══ Supplied material
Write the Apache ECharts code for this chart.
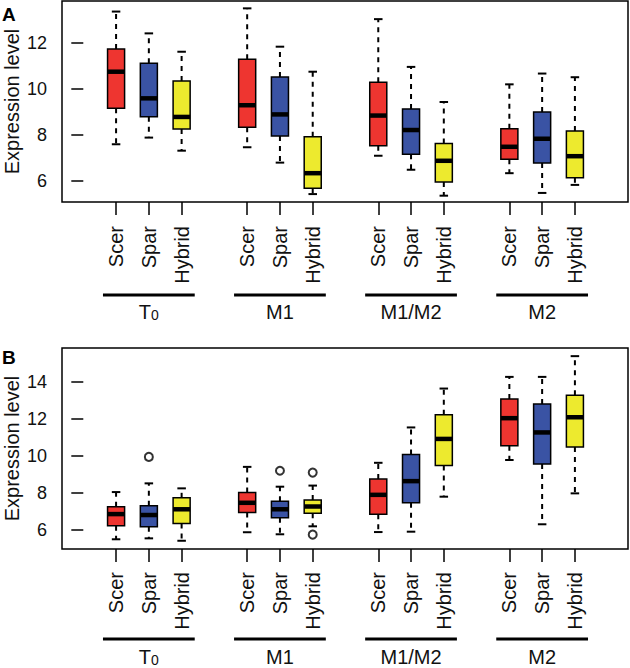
<!DOCTYPE html>
<html>
<head>
<meta charset="utf-8">
<script src="https://cdn.jsdelivr.net/npm/echarts@6/dist/echarts.min.js"></script>
<style>
html,body{margin:0;padding:0;background:#fff;}
#chart{width:630px;height:668px;}
</style>
</head>
<body>
<div id="chart"></div>
<script>
// ---------- data ----------
const SPECIES = ['Scer', 'Spar', 'Hybrid'];
const GROUPS = ['T0', 'M1', 'M1/M2', 'M2'];
const X_POS = [1, 2, 3, 5, 6, 7, 9, 10, 11, 13, 14, 15];
const GROUP_POS = [2, 6, 10, 14];
const Y_TICKS_A = [6, 8, 10, 12];
const Y_TICKS_B = [6, 8, 10, 12, 14];

// Panel A (T0 Scer, Spar, Hybrid, M1 ..., M1/M2 ..., M2 ...)
const aMin = [7.60, 7.89, 7.32, 7.47, 6.80, 5.43, 7.10, 6.49, 5.36, 6.34, 5.48, 5.83];
const aQ1  = [9.17, 8.80, 8.27, 8.34, 7.96, 5.68, 7.54, 7.16, 5.96, 6.95, 6.78, 6.14];
const aMed = [10.76, 9.60, 8.79, 9.30, 8.90, 6.34, 8.85, 8.22, 6.88, 7.49, 7.84, 7.08];
const aQ3  = [11.75, 11.13, 10.36, 11.30, 10.53, 7.93, 10.30, 9.14, 7.63, 8.28, 9.01, 8.18];
const aMax = [13.38, 12.43, 11.63, 13.52, 11.85, 10.76, 13.05, 10.97, 9.44, 10.21, 10.68, 10.52];

// Panel B
const bMin = [5.50, 5.55, 5.42, 5.88, 5.77, 6.20, 5.89, 5.91, 7.80, 9.78, 6.31, 7.98];
const bQ1  = [6.23, 6.18, 6.35, 6.95, 6.66, 6.90, 6.85, 7.47, 9.49, 10.55, 9.56, 10.49];
const bMed = [6.86, 6.81, 7.12, 7.47, 7.12, 7.27, 7.90, 8.64, 10.92, 12.04, 11.27, 12.09];
const bQ3  = [7.26, 7.31, 7.74, 8.03, 7.56, 7.62, 8.75, 10.08, 12.22, 13.07, 12.80, 13.28];
const bMax = [8.05, 8.52, 8.25, 9.41, 8.34, 8.40, 9.63, 11.54, 13.64, 14.27, 14.27, 15.39];
const bOutX = [2, 6, 7, 7];
const bOutY = [9.95, 9.20, 9.10, 5.75];

// ---------- styling ----------
const COLORS = ['#EE3530', '#3A53A4', '#EDEA2E'];
const FONT = 'Liberation Sans, Arial, Helvetica, sans-serif';
const TXT = '#111111';
const BOX_W = 0.52;       // box width in x units
const X_MIN = -0.65, X_MAX = 16.62;

function boxData(mn, q1, md, q3, mx) {
  return X_POS.map((x, i) => [x, mn[i], q1[i], md[i], q3[i], mx[i]]);
}

function renderBox(params, api) {
  const x = api.value(0);
  const pMin = api.coord([x, api.value(1)]);
  const pQ1 = api.coord([x, api.value(2)]);
  const pMd = api.coord([x, api.value(3)]);
  const pQ3 = api.coord([x, api.value(4)]);
  const pMax = api.coord([x, api.value(5)]);
  const hw = api.size([BOX_W, 0])[0] / 2;
  const ch = hw * 0.5;
  const cx = pMd[0];
  const color = COLORS[params.dataIndex % 3];
  const dashStyle = { stroke: '#000', lineWidth: 2, lineDash: [5, 5] };
  const solid = { stroke: '#000', lineWidth: 2 };
  return {
    type: 'group',
    children: [
      { type: 'line', shape: { x1: cx, y1: pQ3[1], x2: cx, y2: pMax[1] }, style: dashStyle },
      { type: 'line', shape: { x1: cx, y1: pQ1[1], x2: cx, y2: pMin[1] }, style: dashStyle },
      { type: 'line', shape: { x1: cx - ch, y1: pMax[1], x2: cx + ch, y2: pMax[1] }, style: solid },
      { type: 'line', shape: { x1: cx - ch, y1: pMin[1], x2: cx + ch, y2: pMin[1] }, style: solid },
      { type: 'rect', shape: { x: cx - hw, y: pQ3[1], width: hw * 2, height: pQ1[1] - pQ3[1] },
        style: { fill: color, stroke: '#000', lineWidth: 1.5 } },
      { type: 'line', shape: { x1: cx - hw, y1: pMd[1], x2: cx + hw, y2: pMd[1] },
        style: { stroke: '#000', lineWidth: 4.5 } }
    ]
  };
}

function groupText(g) {
  return g === 'T0' ? '{t|T}{s|0}' : '{t|' + g + '}';
}

function makeGroupRenderer(lineOff, labelOff) {
  return function (params, api) {
    const c = api.value(0);
    const bottom = params.coordSys.y + params.coordSys.height;
    const xl = api.coord([c - 1.4, 0])[0];
    const xr = api.coord([c + 1.4, 0])[0];
    const xc = api.coord([c, 0])[0];
    return {
      type: 'group',
      children: [
        { type: 'line', shape: { x1: xl, y1: bottom + lineOff, x2: xr, y2: bottom + lineOff },
          style: { stroke: '#000', lineWidth: 3 } },
        { type: 'text', x: xc, y: bottom + labelOff,
          style: {
            text: groupText(GROUPS[params.dataIndex]),
            align: 'center', verticalAlign: 'middle',
            rich: {
              t: { fontSize: 20, fontFamily: FONT, fill: TXT, lineHeight: 20 },
              s: { fontSize: 14, fontFamily: FONT, fill: TXT, lineHeight: 14, verticalAlign: 'bottom' }
            }
          } }
      ]
    };
  };
}

function xAxisDef(gridIndex, margin) {
  return {
    type: 'value', gridIndex: gridIndex, min: X_MIN, max: X_MAX,
    axisLine: { show: false, lineStyle: { color: '#000' } },
    splitLine: { show: false },
    axisTick: { show: true, length: 13, customValues: X_POS, lineStyle: { color: '#000', width: 1.5 } },
    axisLabel: {
      show: true, customValues: X_POS, rotate: 90, margin: margin,
      fontSize: 20, fontFamily: FONT, color: TXT,
      formatter: function (v) {
        const i = X_POS.indexOf(Math.round(v));
        return i >= 0 ? SPECIES[i % 3] : '';
      }
    }
  };
}

function yAxisDef(gridIndex, min, max, ticks) {
  return {
    type: 'value', gridIndex: gridIndex, min: min, max: max,
    name: 'Expression level', nameLocation: 'middle', nameGap: 40, nameMoveOverlap: false,
    nameTextStyle: { fontSize: 20, fontFamily: FONT, color: '#111111' },
    axisLine: { show: false, lineStyle: { color: '#000' } },
    splitLine: { show: false },
    axisTick: { show: true, length: 12, customValues: ticks, lineStyle: { color: '#000', width: 1.5 } },
    axisLabel: { show: true, customValues: ticks, margin: 15, fontSize: 18, fontFamily: FONT, color: TXT }
  };
}

const groupData = GROUP_POS.map(p => [p, 0]);

const chart = echarts.init(document.getElementById('chart'), null, { renderer: 'svg' });
chart.setOption({
  animation: false,
  backgroundColor: '#fff',
  textStyle: { color: '#111111', fontFamily: FONT },
  grid: [
    { left: 62, right: 2, top: 1, height: 201, show: true, borderColor: '#000', borderWidth: 1.5,
      backgroundColor: 'transparent', containLabel: false, outerBoundsMode: 'none' },
    { left: 62, right: 2, top: 348, height: 201, show: true, borderColor: '#000', borderWidth: 1.5,
      backgroundColor: 'transparent', containLabel: false, outerBoundsMode: 'none' }
  ],
  xAxis: [xAxisDef(0, 24), xAxisDef(1, 23)],
  yAxis: [yAxisDef(0, 5.085, 13.84, Y_TICKS_A), yAxisDef(1, 4.975, 15.83, Y_TICKS_B)],
  graphic: [
    { type: 'text', left: 2, top: 5, style: { text: 'A', fontSize: 19, fontWeight: 'bold', fontFamily: FONT, fill: '#000' } },
    { type: 'text', left: 2, top: 348, style: { text: 'B', fontSize: 19, fontWeight: 'bold', fontFamily: FONT, fill: '#000' } }
  ],
  series: [
    { type: 'custom', xAxisIndex: 0, yAxisIndex: 0, renderItem: renderBox,
      encode: { x: 0, y: [1, 2, 3, 4, 5] }, data: boxData(aMin, aQ1, aMed, aQ3, aMax), clip: false },
    { type: 'custom', xAxisIndex: 1, yAxisIndex: 1, renderItem: renderBox,
      encode: { x: 0, y: [1, 2, 3, 4, 5] }, data: boxData(bMin, bQ1, bMed, bQ3, bMax), clip: false },
    { type: 'scatter', xAxisIndex: 1, yAxisIndex: 1, symbol: 'circle', symbolSize: 8,
      itemStyle: { color: '#fff', borderColor: '#000', borderWidth: 2 },
      data: bOutX.map((x, i) => [x, bOutY[i]]) },
    { type: 'custom', xAxisIndex: 0, yAxisIndex: 0, renderItem: makeGroupRenderer(93, 110),
      encode: { x: 0, y: 1 }, data: groupData, clip: false, silent: true },
    { type: 'custom', xAxisIndex: 1, yAxisIndex: 1, renderItem: makeGroupRenderer(90, 108),
      encode: { x: 0, y: 1 }, data: groupData, clip: false, silent: true }
  ]
});
</script>
</body>
</html>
════
> **Job**:
Look at the listing and set down only the lines from its start through the line with "10.21, 10.68, 10.52];", word for word and without pictures.

> **Full solution**:
Write the Apache ECharts code for this chart.
<!DOCTYPE html>
<html>
<head>
<meta charset="utf-8">
<script src="https://cdn.jsdelivr.net/npm/echarts@6/dist/echarts.min.js"></script>
<style>
html,body{margin:0;padding:0;background:#fff;}
#chart{width:630px;height:668px;}
</style>
</head>
<body>
<div id="chart"></div>
<script>
// ---------- data ----------
const SPECIES = ['Scer', 'Spar', 'Hybrid'];
const GROUPS = ['T0', 'M1', 'M1/M2', 'M2'];
const X_POS = [1, 2, 3, 5, 6, 7, 9, 10, 11, 13, 14, 15];
const GROUP_POS = [2, 6, 10, 14];
const Y_TICKS_A = [6, 8, 10, 12];
const Y_TICKS_B = [6, 8, 10, 12, 14];

// Panel A (T0 Scer, Spar, Hybrid, M1 ..., M1/M2 ..., M2 ...)
const aMin = [7.60, 7.89, 7.32, 7.47, 6.80, 5.43, 7.10, 6.49, 5.36, 6.34, 5.48, 5.83];
const aQ1  = [9.17, 8.80, 8.27, 8.34, 7.96, 5.68, 7.54, 7.16, 5.96, 6.95, 6.78, 6.14];
const aMed = [10.76, 9.60, 8.79, 9.30, 8.90, 6.34, 8.85, 8.22, 6.88, 7.49, 7.84, 7.08];
const aQ3  = [11.75, 11.13, 10.36, 11.30, 10.53, 7.93, 10.30, 9.14, 7.63, 8.28, 9.01, 8.18];
const aMax = [13.38, 12.43, 11.63, 13.52, 11.85, 10.76, 13.05, 10.97, 9.44, 10.21, 10.68, 10.52];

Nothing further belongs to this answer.